Dalam menentukan hukum fiqih, madzhab Ahlussunnah wal Jama’ah (Aswaja) bersumber kepada empat pokok: Al-Qur’an, Hadits/as-Sunnah, Ijma’, dan Qiyas. Berikut adalah penjelasan singkat mengenai masing-masing sumber tersebut.
Al-Qur’an merupakan sumber utama dan pertama dalam pengambilan hukum. Sebagai kalam Allah, Al-Qur’an berfungsi sebagai petunjuk bagi umat manusia yang wajib dijadikan pegangan. Dalam surat Al-Baqarah ayat 2 disebutkan:
“Kitab (Al-Qur’an) ini tidak ada keraguan padanya, petunjuk bagi mereka yang bertaqwa.”
Selain itu, dalam surat Al-Maidah ayat 44-45 dijelaskan bahwa barang siapa yang tidak memutuskan hukum menurut yang diturunkan Allah, maka mereka termasuk dalam golongan yang kafir, zalim, atau fasik.
Sumber kedua dalam menentukan hukum adalah Hadits atau sunnah Rasulullah SAW. Rasulullah berperan penting dalam menjelaskan dan menafsirkan Al-Qur’an. Dalam surat An-Nahl ayat 44, Allah berfirman:
“Dan kami turunkan kepadamu Al-Qur’an agar kamu menerangkan kepada umat manusia apa yang telah diturunkan kepada mereka supaya mereka memikirkan.”
Selanjutnya, dalam surat Al-Hasyr ayat 7 ditegaskan bahwa kita harus mengikuti apa yang diberikan Rasul. Dengan demikian, Hadits atau Sunnah berada di posisi kedua setelah Al-Qur’an dalam menentukan hukum.
Ijma’ adalah kesepakatan para ulama atas suatu hukum setelah wafatnya Nabi Muhammad SAW. Pada masa hidup Nabi, seluruh persoalan hukum dikembalikan kepada beliau. Namun, setelah wafatnya Nabi, hukum dikembalikan kepada para sahabat dan para Mujtahid. Terdapat dua jenis ijma’:
- Ijma’ Bayani (الاجماع البياني), yaitu ketika seluruh Mujtahid mengeluarkan pendapat baik secara lisan maupun tulisan yang menunjukkan kesepakatan.
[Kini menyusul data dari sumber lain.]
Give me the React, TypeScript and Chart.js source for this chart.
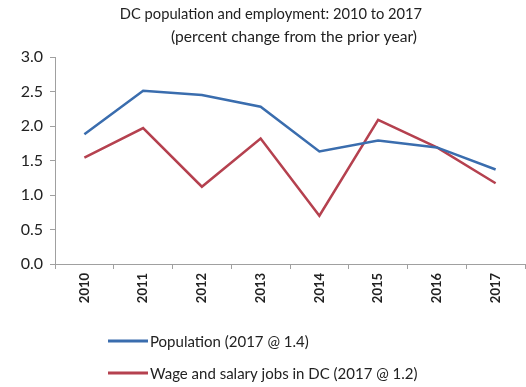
import React, { useEffect, useRef } from "react";
import { Chart, registerables } from "chart.js";

Chart.register(...registerables);

const years = ["2010", "2011", "2012", "2013", "2014", "2015", "2016", "2017"];
const population = [1.88, 2.51, 2.45, 2.28, 1.63, 1.79, 1.69, 1.37];
const jobs = [1.54, 1.97, 1.12, 1.82, 0.7, 2.09, 1.69, 1.17];
const titleLines = [
  "DC population and employment: 2010 to 2017",
  "(percent change from the prior year)",
];
const seriesLabels = [
  "Population (2017 @ 1.4)",
  "Wage and salary jobs in DC (2017 @ 1.2)",
];
const yMin = 0;
const yMax = 3;
const yStep = 0.5;

const FONT = "Lato, 'Open Sans', 'Liberation Sans', sans-serif";
const BLUE = "#3A6DAE";
const RED = "#B5414F";

const titlePlugin = {
  id: "twoLineTitle",
  afterDraw(chart: any) {
    const ctx = chart.ctx;
    const specs = [
      { x: 271, y: 14, size: 14.7 },
      { x: 294, y: 37, size: 15.6 },
    ];
    ctx.save();
    ctx.fillStyle = "#222";
    ctx.textAlign = "center";
    ctx.textBaseline = "middle";
    titleLines.forEach((t, i) => {
      ctx.font = `${specs[i].size}px ${FONT}`;
      ctx.fillText(t, specs[i].x, specs[i].y);
    });
    ctx.restore();
  },
};

const legendPlugin = {
  id: "verticalLegend",
  afterDraw(chart: any) {
    const ctx = chart.ctx;
    chart.data.datasets.forEach((ds: any, i: number) => {
      const y = 341 + i * 32;
      ctx.save();
      ctx.strokeStyle = ds.borderColor;
      ctx.lineWidth = 3;
      ctx.beginPath();
      ctx.moveTo(108, y);
      ctx.lineTo(148, y);
      ctx.stroke();
      ctx.fillStyle = "#222";
      ctx.font = `15px ${FONT}`;
      ctx.textBaseline = "middle";
      ctx.fillText(ds.label, 150, y + 1);
      ctx.restore();
    });
  },
};

export default function App() {
  const ref = useRef<HTMLCanvasElement | null>(null);

  useEffect(() => {
    document.body.style.margin = "0";
    if (!ref.current) return;
    const chart = new Chart(ref.current, {
      type: "line",
      data: {
        labels: years,
        datasets: [
          {
            label: seriesLabels[0],
            data: population,
            borderColor: BLUE,
            backgroundColor: BLUE,
            borderWidth: 2.5,
            pointRadius: 0,
            tension: 0,
          },
          {
            label: seriesLabels[1],
            data: jobs,
            borderColor: RED,
            backgroundColor: RED,
            borderWidth: 2.5,
            pointRadius: 0,
            tension: 0,
          },
        ],
      },
      options: {
        responsive: false,
        animation: false,
        layout: { padding: { top: 57, left: 0, right: 1, bottom: 75 } },
        plugins: {
          legend: { display: false },
          tooltip: { enabled: false },
          title: { display: false },
        },
        scales: {
          x: {
            type: "category",
            offset: true,
            grid: {
              display: true,
              drawOnChartArea: false,
              offset: true,
              tickLength: 5,
              color: "#A0A0A0",
            },
            border: { display: true, color: "#A0A0A0" },
            ticks: {
              minRotation: 90,
              maxRotation: 90,
              color: "#222",
              padding: 4,
              font: { family: FONT, size: 13, weight: "bold" },
            },
            afterFit: (s: any) => {
              s.height = 48;
            },
          },
          y: {
            min: yMin,
            max: yMax,
            ticks: {
              stepSize: yStep,
              color: "#222",
              padding: 7,
              font: { family: FONT, size: 16 },
              callback: (v: any) => Number(v).toFixed(1),
            },
            grid: {
              display: true,
              drawOnChartArea: false,
              tickLength: 5,
              color: "#A0A0A0",
            },
            border: { display: true, color: "#A0A0A0" },
            afterFit: (s: any) => {
              s.width = 55;
            },
          },
        },
      },
      plugins: [titlePlugin, legendPlugin],
    });
    return () => chart.destroy();
  }, []);

  return (
    <div style={{ width: 526, height: 387, background: "#fff" }}>
      <canvas ref={ref} width={526} height={387} style={{ display: "block" }} />
    </div>
  );
}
- Ijma’ Sukuti (الاجماع السكوتي), yaitu ketika sebagian Mujtahid mengeluarkan pendapat sementara yang lain diam, yang diartikan sebagai persetujuan.
Para ulama Mujtahid dianggap memiliki pemahaman lebih dalam mengenai maksud dari Al-Qur’an dan Hadits. Dalam surat An-Nisa’ ayat 59 dijelaskan agar orang beriman taat kepada Allah, Rasul-Nya, dan Ulil Amri di antara mereka.
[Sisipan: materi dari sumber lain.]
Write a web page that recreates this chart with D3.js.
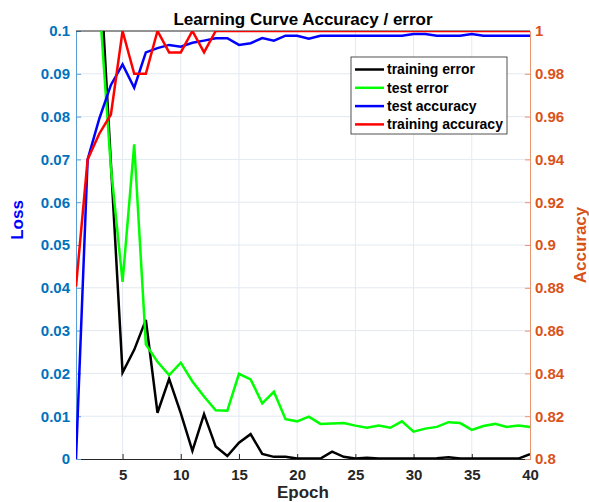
<!DOCTYPE html>
<html>
<head>
<meta charset="utf-8">
<script src="https://cdn.jsdelivr.net/npm/d3@7"></script>
<style>
  body { margin: 0; background: #fff; }
  text { font-family: "Liberation Sans", Arial, sans-serif; font-weight: bold; }
</style>
</head>
<body>
<div id="chart"></div>
<script>
// data
var epochs = d3.range(1, 41)
var trainError = [0.35, 0.2, 0.118, 0.069, 0.0202, 0.0255, 0.0325, 0.0108, 0.0187, 0.0107,
  0.0019, 0.0105, 0.0029, 0.0007, 0.0038, 0.0058, 0.0012, 0.0005, 0.0005, 0.0001,
  0.0001, 0.0001, 0.0017, 0.0005, 0.0001, 0.0003, 0.0001, 0.0001, 0.0001, 0.0001,
  0.0001, 0.0002, 0.0004, 0.0001, 0.0001, 0.0001, 0.0001, 0.0001, 0.0001, 0.0011]
var testError = [0.3, 0.18, 0.107, 0.068, 0.0414, 0.0735, 0.0268, 0.0227, 0.0196, 0.0225,
  0.0181, 0.0146, 0.0114, 0.0113, 0.0199, 0.0186, 0.013, 0.0157, 0.0093, 0.0088,
  0.0099, 0.0082, 0.0083, 0.0084, 0.0078, 0.0073, 0.0078, 0.0073, 0.0088, 0.0064,
  0.0071, 0.0075, 0.0086, 0.0084, 0.0068, 0.0077, 0.0082, 0.0075, 0.0078, 0.0075]
var testAccuracy = [0.80, 0.94, 0.959, 0.9748, 0.9844, 0.9735, 0.990, 0.992, 0.9935, 0.9927,
  0.9945, 0.9955, 0.9966, 0.9966, 0.9935, 0.9943, 0.9967, 0.9955, 0.9978, 0.9978,
  0.9964, 0.9978, 0.9978, 0.9978, 0.9978, 0.9978, 0.9978, 0.9978, 0.9978, 0.9986,
  0.9986, 0.9978, 0.9978, 0.9978, 0.9986, 0.9978, 0.9978, 0.9978, 0.9978, 0.9978]
var trainAccuracy = [0.8805, 0.94, 0.952, 0.961, 1, 0.98, 0.98, 1, 0.99, 0.99,
  1, 0.99, 1, 1, 1, 1, 1, 1, 1, 1,
  1, 1, 1, 1, 1, 1, 1, 1, 1, 1,
  1, 1, 1, 1, 1, 1, 1, 1, 1, 1]

var xTicks = [5, 10, 15, 20, 25, 30, 35, 40]
var lossTicks = d3.range(0, 0.1001, 0.01)
var accTicks = d3.range(0.8, 1.0001, 0.02)

var seriesNames = ['training error', 'test error', 'test accuracy', 'training accuracy']
var seriesColors = ['#000000', '#00ff00', '#0000ff', '#ff0000']

// plot box (window.top is read only, so own names)
var pLeft = 76, pRight = 530, pTop = 31, pBottom = 459
var W = 589, H = 502

var x = d3.scaleLinear().domain([1, 40]).range([pLeft, pRight])
var yLoss = d3.scaleLinear().domain([0, 0.1]).range([pBottom, pTop])
var yAcc = d3.scaleLinear().domain([0.8, 1]).range([pBottom, pTop])

var svg = d3.select('#chart').append('svg')
  .attr('width', W)
  .attr('height', H)

svg.append('defs').append('clipPath').attr('id', 'plotclip')
  .append('rect')
  .attr('x', pLeft).attr('y', pTop)
  .attr('width', pRight - pLeft).attr('height', pBottom - pTop)

// grid
var grid = svg.append('g')
grid.selectAll('.hg').data(lossTicks.slice(1, -1)).enter()
  .append('line')
  .attr('x1', pLeft).attr('x2', pRight)
  .attr('y1', d => yLoss(d)).attr('y2', d => yLoss(d))
  .style('stroke', '#e3e9f0').style('stroke-width', 1)
grid.selectAll('.vg').data(xTicks.slice(0, -1)).enter()
  .append('line')
  .attr('y1', pTop).attr('y2', pBottom)
  .attr('x1', d => x(d)).attr('x2', d => x(d))
  .style('stroke', '#e3e9f0').style('stroke-width', 1)

// axes (ticks point inward like matlab)
var gx = svg.append('g')
  .attr('transform', 'translate(0,' + pBottom + ')')
  .call(d3.axisBottom(x).tickValues(xTicks).tickSize(-5).tickPadding(10).tickFormat(d3.format('d')))
gx.select('.domain').style('stroke', '#262626')
gx.selectAll('line').style('stroke', '#262626')
gx.selectAll('text').style('fill', '#262626').style('font-size', '15px').attr('dy', '0.75em')

var gl = svg.append('g')
  .attr('transform', 'translate(' + pLeft + ',0)')
  .call(d3.axisLeft(yLoss).tickValues(lossTicks).tickSize(-5).tickPadding(6).tickFormat(d => +d.toFixed(2)))
gl.select('.domain').style('stroke', '#5a9fd4')
gl.selectAll('line').style('stroke', '#5a9fd4')
gl.selectAll('text').style('fill', '#0072bd').style('font-size', '15px')

var gr = svg.append('g')
  .attr('transform', 'translate(' + pRight + ',0)')
  .call(d3.axisRight(yAcc).tickValues(accTicks).tickSize(-5).tickPadding(5).tickFormat(d => +d.toFixed(2)))
gr.select('.domain').style('stroke', '#eb9470')
gr.selectAll('line').style('stroke', '#eb9470')
gr.selectAll('text').style('fill', '#d95319').style('font-size', '15px')

// top border
svg.append('line')
  .attr('x1', pLeft).attr('x2', pRight).attr('y1', pTop).attr('y2', pTop)
  .style('stroke', '#262626').style('stroke-width', 1)

// curves
var lossLine = d3.line().x((d, i) => x(epochs[i])).y(d => yLoss(d))
var accLine = d3.line().x((d, i) => x(epochs[i])).y(d => yAcc(d))

var curves = svg.append('g').attr('clip-path', 'url(#plotclip)')
var lines = [
  {vals: trainError, gen: lossLine},
  {vals: testError, gen: lossLine},
  {vals: testAccuracy, gen: accLine},
  {vals: trainAccuracy, gen: accLine}
]
curves.selectAll('path').data(lines).enter()
  .append('path')
  .attr('d', d => d.gen(d.vals))
  .style('fill', 'none')
  .style('stroke', (d, i) => seriesColors[i])
  .style('stroke-width', 2.5)
  .style('stroke-linejoin', 'miter')

// legend
var lg = svg.append('g')
lg.append('rect')
  .attr('x', 351).attr('y', 57)
  .attr('width', 156).attr('height', 77)
  .style('fill', '#fff').style('stroke', '#262626').style('stroke-width', 0.8)
var rows = lg.selectAll('.row').data(seriesNames).enter()
  .append('g')
  .attr('transform', (d, i) => 'translate(0,' + (69.5 + i * 18.3) + ')')
rows.append('line')
  .attr('x1', 355).attr('x2', 384)
  .style('stroke', (d, i) => seriesColors[i]).style('stroke-width', 2.5)
rows.append('text')
  .attr('x', 387).attr('dy', '0.35em')
  .style('font-size', '14px').style('fill', '#000')
  .text(d => d)

// titles
svg.append('text')
  .attr('x', 303).attr('y', 25)
  .attr('text-anchor', 'middle')
  .style('font-size', '17px').style('fill', '#000')
  .text('Learning Curve Accuracy / error')

svg.append('text')
  .attr('x', 303).attr('y', 498)
  .attr('text-anchor', 'middle')
  .style('font-size', '17px').style('fill', '#262626')
  .text('Epoch')

svg.append('text')
  .attr('transform', 'translate(23,220) rotate(-90)')
  .attr('text-anchor', 'middle')
  .style('font-size', '17px').style('fill', '#0000ff')
  .text('Loss')

svg.append('text')
  .attr('transform', 'translate(586,245) rotate(-90)')
  .attr('text-anchor', 'middle')
  .style('font-size', '17px').style('fill', '#d95319')
  .text('Accuracy')
</script>
</body>
</html>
Qiyas berarti menyamakan sesuatu dengan sesuatu yang lain dalam hukum berdasarkan sebab yang sama. Rukun Qiyas terdiri dari empat elemen: al-ashlu (pokok), al-far’u (cabang), al-hukmu (hukum), dan as-sabab (alasan). Misalnya, gandum sebagai al-ashlu dikenakan zakat, sehingga beras sebagai al-far’u juga dikenakan zakat karena keduanya merupakan makanan pokok.
Dalam Al-Qur’an, Allah berfirman:
“Ambilah ibarat (pelajaran dari kejadian itu) hai orang-orang yang mempunyai pandangan.” (Al-Hasyr: 2)
Contoh penerapan qiyas juga terdapat dalam kisah Mu’adz ketika diutus ke Yaman dan ditanya bagaimana ia akan memutuskan jika menghadapi suatu perkara. Ia menjawab bahwa ia akan merujuk kepada kitab Allah, kemudian Sunnah Rasulullah, lalu berijtihad jika keduanya tidak ditemukan.
Madzhab Ahlussunnah wal Jama’ah menempatkan Al-Qur’an dan Al-Hadits di atas akal. Oleh karena itu, dalam situasi di mana tidak ada dalil nash yang jelas dari keduanya, Ijma’ dan Qiyas menjadi sumber hukum yang digunakan.